As discussed above, it will also render the hello
function as blue. (I am seeing the rendered markdown not quite render the in-use input()
and print()
like the code cell, but these are nuances of CodeMirror, I think and different ways in the cell code and markdown handled/rendered.)
Note that in reply, I said qualified things with ‘good’ version of Jupyter. There is always a chance syntax highlighting got messed up in the course of new developing; however, I haven’t seen a lot
Minor:
By the way, screenshots are generally not a way to convey all the information and should not be relied upon solely as you did.
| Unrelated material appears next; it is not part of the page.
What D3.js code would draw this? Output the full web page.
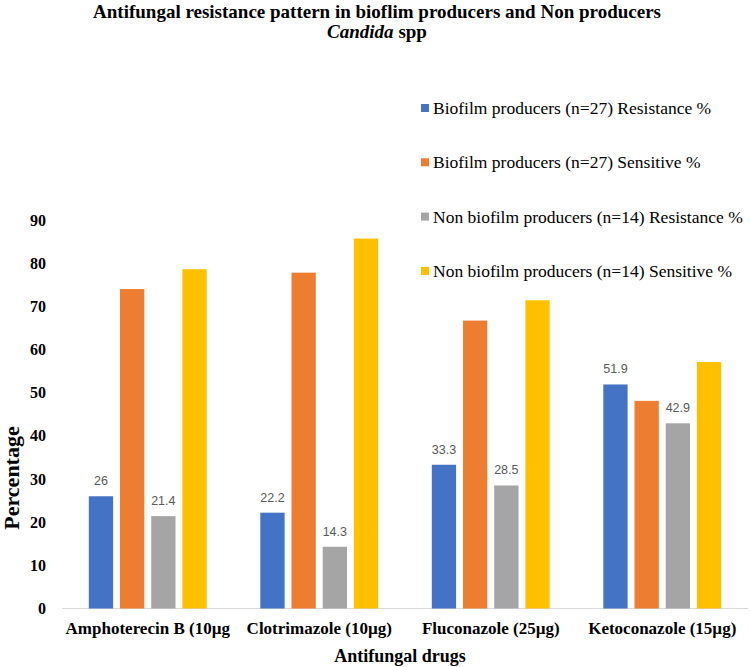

For example, if you pasted in the actual code here and used markdown to syntax highlight it, you should see it is rendered just fine here with ‘hello()’ getting colored like other functions:
def main():
name = input("What's your name? ")
hello(name)
def hello(to="world"):
print("hello,", to)
if __name__ == "__main__":
main()
Please read Getting good answers to your questions and follow it as a guide for future posts. The information linked at the bottom How do I ask a good question?, has particularly good information on not relying on images. I understand here you were trying to show a behavior, and so a screenshot was appropriate, but only as a supplement. You want others, including ‘the future you’, to be able to find answers and images aren’t indexed by these services. Plus, you want to help others trying to help you. So enable them immediately test your code, they don’t want to retype your example when you could have easily pasted it.